Thursday, August 23, 2007

In Which I Invent Instant Messaging

I had a summer job in the late 70's at the US Embassy in Madrid. No, not the one where I was the Ambassador's watering system, this one was the next summer. I'd gotten some seniority among the DiploBrat Community, and they promoted me to the Consulate, where my job was to type the names of visa applicants into the AVLOS (Advanced Visa Lookout System) machine.

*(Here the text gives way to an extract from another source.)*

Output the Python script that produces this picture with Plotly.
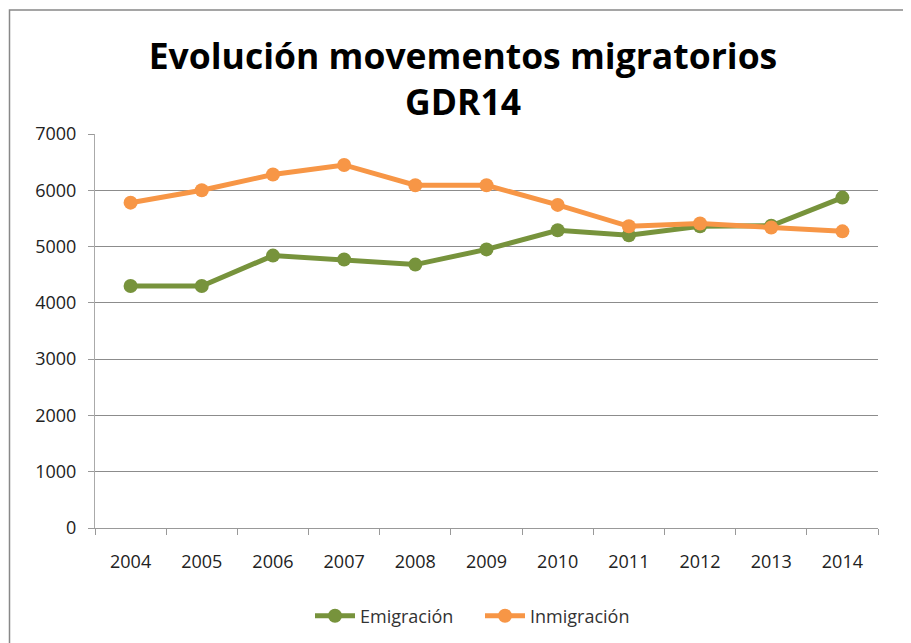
import plotly.graph_objects as go

years = ["2004", "2005", "2006", "2007", "2008", "2009", "2010", "2011", "2012", "2013", "2014"]
emigracion = [4300, 4300, 4840, 4770, 4680, 4950, 5290, 5200, 5360, 5370, 5870]
inmigracion = [5780, 6000, 6280, 6450, 6090, 6090, 5740, 5360, 5410, 5340, 5270]
y_ticks = [0, 1000, 2000, 3000, 4000, 5000, 6000, 7000]

# screen geometry (page has 8px body margin)
OFF = 8
W, H = 911, 643
L, R, T, B = 95, 33, 134, 115   # desired screen plot area edges
ml, mr, mt, mb = L - OFF, R + OFF, T - OFF, B + OFF
pw, ph = W - ml - mr, H - mt - mb

def px_x(p):
    return (p - L) / pw

def px_y(p):
    return (T + ph - p) / ph

FONT = "Open Sans"

fig = go.Figure()
fig.add_trace(go.Scatter(x=years, y=emigracion, name="Emigración", mode="lines+markers",
                         line=dict(color="#77933C", width=5),
                         marker=dict(color="#77933C", size=14)))
fig.add_trace(go.Scatter(x=years, y=inmigracion, name="Inmigración", mode="lines+markers",
                         line=dict(color="#F79646", width=5),
                         marker=dict(color="#F79646", size=14)))

fig.update_layout(
    width=W, height=H,
    margin=dict(l=ml, r=mr, t=mt, b=mb),
    paper_bgcolor="white", plot_bgcolor="white",
    font=dict(family=FONT, color="#222222", size=18),
    title=dict(text="<b>Evolución movementos migratorios<br>GDR14</b>",
               x=(463 - OFF) / W, xanchor="center", y=1 - 61 / H, yanchor="top",
               font=dict(family=FONT, size=35.5, color="black")),
    showlegend=True,
    legend=dict(orientation="h", x=px_x(480), xanchor="center", y=px_y(616), yanchor="middle",
                font=dict(family=FONT, size=18, color="#333333"), itemwidth=40,
                entrywidth=115),
    xaxis=dict(type="category", range=[-0.5, 10.5], showgrid=False, showline=True,
               linecolor="#999999", linewidth=1, ticks="outside", tickson="boundaries",
               ticklen=6, tickcolor="#999999", tickfont=dict(size=18, color="#222222"),
               ticklabelstandoff=17, fixedrange=True),
    yaxis=dict(range=[0, 7000], tickvals=y_ticks, showgrid=True, gridcolor="#8c8c8c",
               gridwidth=1, showline=True, linecolor="#aaaaaa", linewidth=1,
               ticks="outside", ticklen=6, tickcolor="#999999",
               tickfont=dict(size=18, color="#222222"), zeroline=False,
               ticklabelstandoff=8, fixedrange=True),
    shapes=[dict(type="rect", xref="paper", yref="paper",
                 x0=px_x(9.5), x1=px_x(940), y0=px_y(700), y1=px_y(10),
                 line=dict(color="#888888", width=1.5), fillcolor="rgba(0,0,0,0)", layer="below")],
)

fig.write_html("out.html")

It sounds very grand, but it was damned tedious. The machine was a teletype, a direct line to the database at the State Dept. in Washington where they kept the Big List of Undesirables to whom not to issue visas. In those halcyon pre-9-11 days, the list consisted mostly of old Nazis, Carlos the Jackal, and some other proto-terrorists -- although I was fond of typing John Lennon's name into it. He'd already been given his green card years before, so he had no business being on the Lookout List, but there he was. They probably kept him in there for nostalgia reasons. Nostalgia for COINTELPRO. You know.

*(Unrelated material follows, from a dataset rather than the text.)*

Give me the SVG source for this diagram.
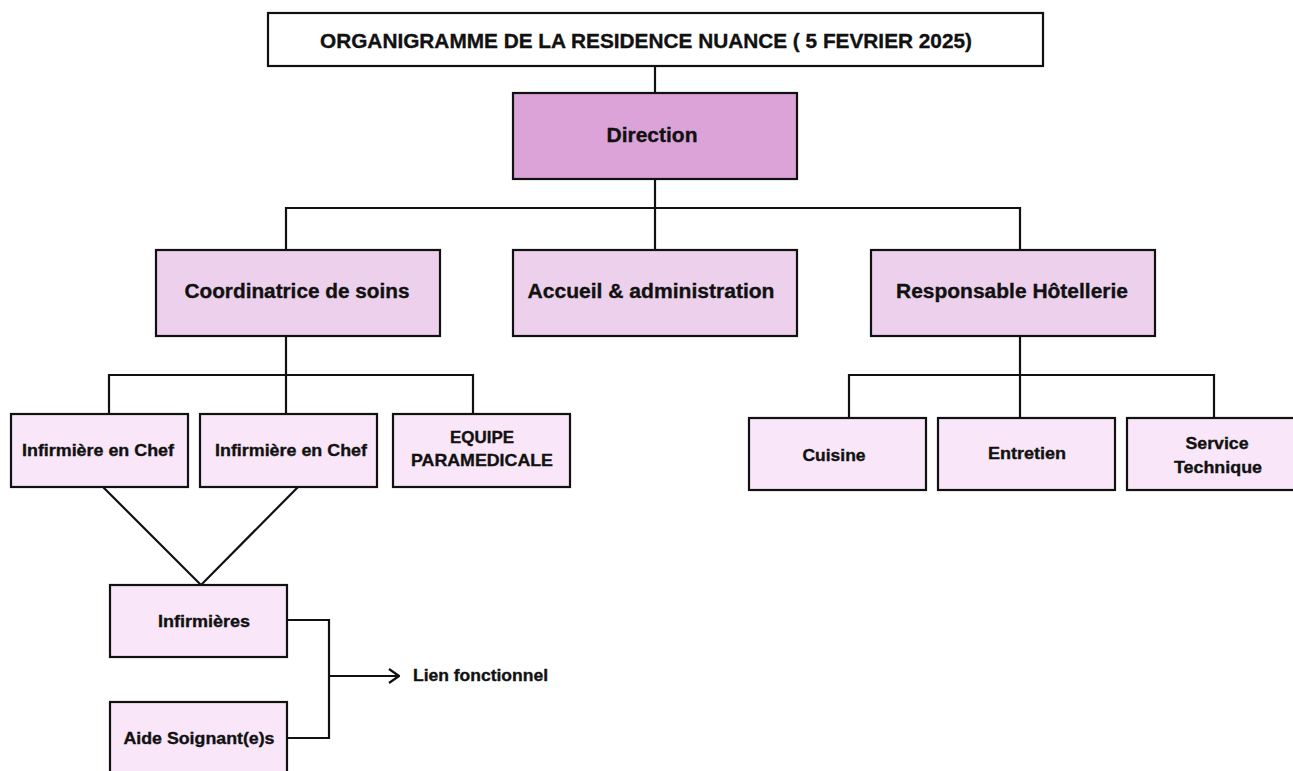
<svg xmlns="http://www.w3.org/2000/svg" width="1293" height="771" viewBox="0 0 1293 771">
<style>
  .box { stroke: #111; stroke-width: 2.2; }
  .title { fill: #ffffff; }
  .l1 { fill: #DBA3D8; }
  .l2 { fill: #EDD1EC; }
  .l3 { fill: #F9E6F8; }
  .t { font-family: "Liberation Sans", Arial, sans-serif; font-weight: bold; fill: #111; stroke: #111; stroke-width: 0.35; text-anchor: middle; dominant-baseline: central; }
  .conn { fill: none; stroke: #111; stroke-width: 2.2; }
</style>
<defs>
  <marker id="open" viewBox="0 0 12 16" refX="11" refY="8" markerWidth="12" markerHeight="16" markerUnits="userSpaceOnUse" orient="auto">
    <path d="M1,1 L11,8 L1,15" fill="none" stroke="#111" stroke-width="2.2"/>
  </marker>
</defs>
<rect width="1293" height="771" fill="#ffffff"/>
<g id="connectors">
  <line class="conn" x1="655" y1="66" x2="655" y2="93"/>
  <line class="conn" x1="655" y1="179" x2="655" y2="250"/>
  <polyline class="conn" points="286,250 286,208 1020,208 1020,250"/>
  <line class="conn" x1="286" y1="336" x2="286" y2="414"/>
  <polyline class="conn" points="109,414 109,375 473,375 473,414"/>
  <line class="conn" x1="1020" y1="336" x2="1020" y2="418"/>
  <polyline class="conn" points="849,418 849,375 1214,375 1214,418"/>
  <polyline class="conn" points="103,487 201,585 298,487"/>
  <polyline class="conn" points="287,620 329,620 329,738 287,738"/>
  <line class="conn" x1="329" y1="676" x2="399" y2="676" marker-end="url(#open)"/>
</g>
<g id="title">
  <rect class="box title" x="268" y="13" width="775" height="53"/>
  <text class="t" x="646" y="40" font-size="21" textLength="652" lengthAdjust="spacingAndGlyphs">ORGANIGRAMME DE LA RESIDENCE NUANCE ( 5 FEVRIER 2025)</text>
</g>
<g id="direction">
  <rect class="box l1" x="513" y="93" width="284" height="86"/>
  <text class="t" x="652" y="134" font-size="21" textLength="91" lengthAdjust="spacingAndGlyphs">Direction</text>
</g>
<g id="coordinatrice">
  <rect class="box l2" x="156" y="250" width="284" height="86"/>
  <text class="t" x="297" y="291" font-size="20" textLength="225" lengthAdjust="spacingAndGlyphs">Coordinatrice de soins</text>
</g>
<g id="accueil">
  <rect class="box l2" x="513" y="250" width="284" height="86"/>
  <text class="t" x="651" y="291" font-size="20" textLength="247" lengthAdjust="spacingAndGlyphs">Accueil &amp; administration</text>
</g>
<g id="hotellerie">
  <rect class="box l2" x="871" y="250" width="284" height="86"/>
  <text class="t" x="1012" y="291" font-size="20" textLength="232" lengthAdjust="spacingAndGlyphs">Responsable Hôtellerie</text>
</g>
<g id="infirmiere-chef-1">
  <rect class="box l3" x="11" y="414" width="177" height="73"/>
  <text class="t" x="98" y="450" font-size="16.5" textLength="152" lengthAdjust="spacingAndGlyphs">Infirmière en Chef</text>
</g>
<g id="infirmiere-chef-2">
  <rect class="box l3" x="200" y="414" width="177" height="73"/>
  <text class="t" x="291" y="450" font-size="16.5" textLength="152" lengthAdjust="spacingAndGlyphs">Infirmière en Chef</text>
</g>
<g id="equipe-paramedicale">
  <rect class="box l3" x="393" y="414" width="177" height="73"/>
  <text class="t" x="482" y="437" font-size="16.5" textLength="64" lengthAdjust="spacingAndGlyphs">EQUIPE</text>
  <text class="t" x="482" y="460" font-size="16.5" textLength="142" lengthAdjust="spacingAndGlyphs">PARAMEDICALE</text>
</g>
<g id="infirmieres">
  <rect class="box l3" x="110" y="585" width="177" height="72"/>
  <text class="t" x="204" y="621" font-size="16.5" textLength="92" lengthAdjust="spacingAndGlyphs">Infirmières</text>
</g>
<g id="aide-soignants">
  <rect class="box l3" x="110" y="702" width="177" height="80"/>
  <text class="t" x="199" y="738" font-size="16.5" textLength="151" lengthAdjust="spacingAndGlyphs">Aide Soignant(e)s</text>
</g>
<g id="lien-fonctionnel">
  <text class="t" x="413" y="675" font-size="16.5" style="text-anchor:start" textLength="135" lengthAdjust="spacingAndGlyphs">Lien fonctionnel</text>
</g>
<g id="cuisine">
  <rect class="box l3" x="749" y="418" width="177" height="72"/>
  <text class="t" x="834" y="455" font-size="16.5" textLength="63" lengthAdjust="spacingAndGlyphs">Cuisine</text>
</g>
<g id="entretien">
  <rect class="box l3" x="938" y="418" width="177" height="72"/>
  <text class="t" x="1027" y="453" font-size="16.5" textLength="78" lengthAdjust="spacingAndGlyphs">Entretien</text>
</g>
<g id="service-technique">
  <rect class="box l3" x="1127" y="418" width="177" height="72"/>
  <text class="t" x="1217" y="443" font-size="16.5" textLength="63" lengthAdjust="spacingAndGlyphs">Service</text>
  <text class="t" x="1218" y="467" font-size="16.5" textLength="88" lengthAdjust="spacingAndGlyphs">Technique</text>
</g>
</svg>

The consulate closed in the early afternoon, and after that there wasn't much to do. I began to dick around with this machine, and discovered that it didn't communicate only with Washington. With a little jiggery-pokery, it could be made to send messages to any consulate on the network.

With one of these old teletypes, as you typed, a tape would come spitting out of a punch-machine. You'd then feed that tape to a reader, which would convert the punched holes into the text of your message. Unbelievably cumbersome it was, and loud too: chunketa-chunketa-chunketa. You still hear that noise sometimes in newscasts -- it was the sound of modern communication!

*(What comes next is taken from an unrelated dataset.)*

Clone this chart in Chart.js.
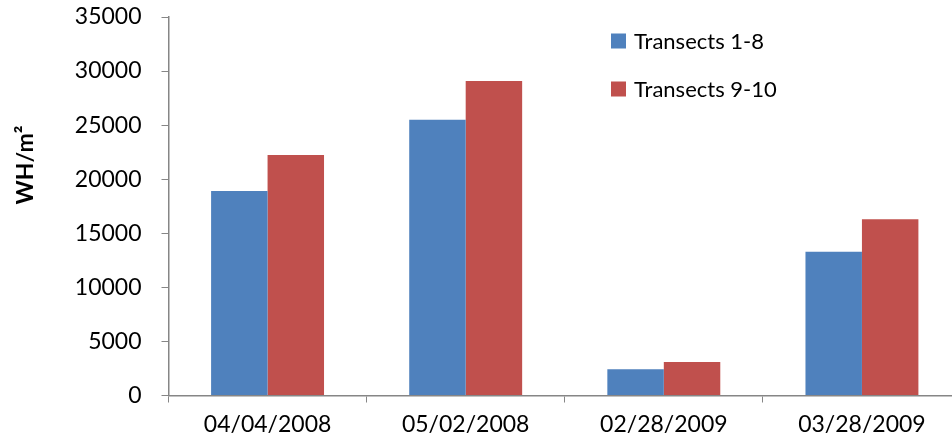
<!DOCTYPE html>
<html>
<head>
<meta charset="utf-8">
<script src="https://cdn.jsdelivr.net/npm/chart.js@4/dist/chart.umd.min.js"></script>
<style>
html,body{margin:0;padding:0;background:#fff;overflow:hidden;}
#wrap{position:absolute;left:0;top:0;width:961px;height:446px;}
</style>
</head>
<body>
<div id="wrap"><canvas id="c" width="961" height="446"></canvas></div>
<script>
const categories = ["04/04/2008", "05/02/2008", "02/28/2009", "03/28/2009"];
const seriesNames = ["Transects 1-8", "Transects 9-10"];
const transects1to8 = [18900, 25500, 2420, 13300];
const transects9to10 = [22240, 29080, 3100, 16290];
const yTicks = [0, 5000, 10000, 15000, 20000, 25000, 30000, 35000];
const yTitle = "WH/m²";
const colors = ["#4F81BD", "#C0504D"];

const FONT = "Lato";

const textPlugin = {
  id: 'insideLegendAndTitle',
  afterDraw(chart) {
    const ctx = chart.ctx;
    ctx.save();
    ctx.font = "22px " + FONT;
    ctx.textBaseline = "middle";
    ctx.textAlign = "left";
    const rows = [41, 89];
    chart.data.datasets.forEach((ds, i) => {
      const cy = rows[i];
      ctx.fillStyle = ds.backgroundColor;
      ctx.fillRect(611, cy - 7.5, 15, 15);
      ctx.fillStyle = "#000";
      ctx.fillText(ds.label, 634, cy + 1);
    });
    ctx.restore();
    // y-axis title
    ctx.save();
    ctx.translate(25, 165);
    ctx.rotate(-Math.PI / 2);
    ctx.font = "bold 23px " + FONT;
    ctx.textAlign = "center";
    ctx.textBaseline = "middle";
    ctx.fillStyle = "#000";
    ctx.fillText(yTitle, 0, 1);
    ctx.restore();
  }
};

new Chart(document.getElementById('c'), {
  type: 'bar',
  data: {
    labels: categories,
    datasets: [
      { label: seriesNames[0], data: transects1to8, backgroundColor: colors[0], borderWidth: 0 },
      { label: seriesNames[1], data: transects9to10, backgroundColor: colors[1], borderWidth: 0 }
    ]
  },
  options: {
    responsive: false,
    animation: false,
    devicePixelRatio: 1,
    layout: { padding: { top: 17, right: 0, left: 0, bottom: 0 } },
    plugins: { legend: { display: false }, tooltip: { enabled: false } },
    datasets: { bar: { categoryPercentage: 0.57, barPercentage: 1.0 } },
    scales: {
      x: {
        offset: true,
        grid: { display: true, drawOnChartArea: false, offset: true, tickLength: 7, color: "#868686", lineWidth: 1 },
        border: { display: true, color: "#868686", width: 1.5 },
        ticks: { color: "#000", font: { family: FONT, size: 23 }, padding: 8, maxRotation: 0, autoSkip: false },
        afterFit(s) { s.height = 50.5; }
      },
      y: {
        min: 0, max: 35000,
        afterBuildTicks(s) { s.ticks = yTicks.map(v => ({ value: v })); },
        grid: { display: true, drawOnChartArea: false, tickLength: 7, color: "#868686", lineWidth: 1 },
        border: { display: true, color: "#868686", width: 1.5 },
        ticks: { color: "#000", font: { family: FONT, size: 23 }, padding: 20, callback: v => String(v) },
        title: { display: false },
        afterFit(s) { s.width = 168.5; s.paddingTop = 0; s.paddingBottom = 0; }
      }
    }
  },
  plugins: [textPlugin]
});
</script>
</body>
</html>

I picked Tel Aviv for some reason. Maybe it was at the top of the list or something. Typed up a tape: "Hello. How are you? I'm the AVLOS Operator in Madrid. Who are you?" Fed it to the hopper. Giggled a bit.

Five minutes later: chunketa-chunketa-chunketa... "I'm Beth. I'm a student on my summer-job. I work the AVLOS machine in Tel Aviv..."

Well, hel-lo, Beth!

OK, so...what do you say back? Well, what the hell else am I gonna say?

Chunketa-chunketa-chunketa....

"What are you wearing?"

Didn't hear back.

6 comments:

Anonymous said...

She was probably wearin' those strappy sandals you love so much, but you'll never know, will ya?

Jeddie, Jeddie, Jeddie. You take the cake.

XTCfan said...

Beth? That ball buster? You shoulda known better, Ned.

Neddie said...

Yes, X, I'm half expecting Beth to pop in here and say, "That sexual-harassing son-of-a-bitch was you??? Fuck you, you ruined my summer!"

That Ball-Buster commercial has got to be fake. I showed it to Wonder Woman, who would know, if anyone does, what was and what wasn't on TV in 1975, and she said, "Fake!"

Anonymous said...

Have you shared that you invented instant messaging with any of your co-workers and/or bosses? The current group might actually believe you if you told them that.

Neddie said...

Amusing thought, mg. Might be some money in it...

Linkmeister said...

I'll see your teletype memories and call.

With a link to examples at the bottom, no less.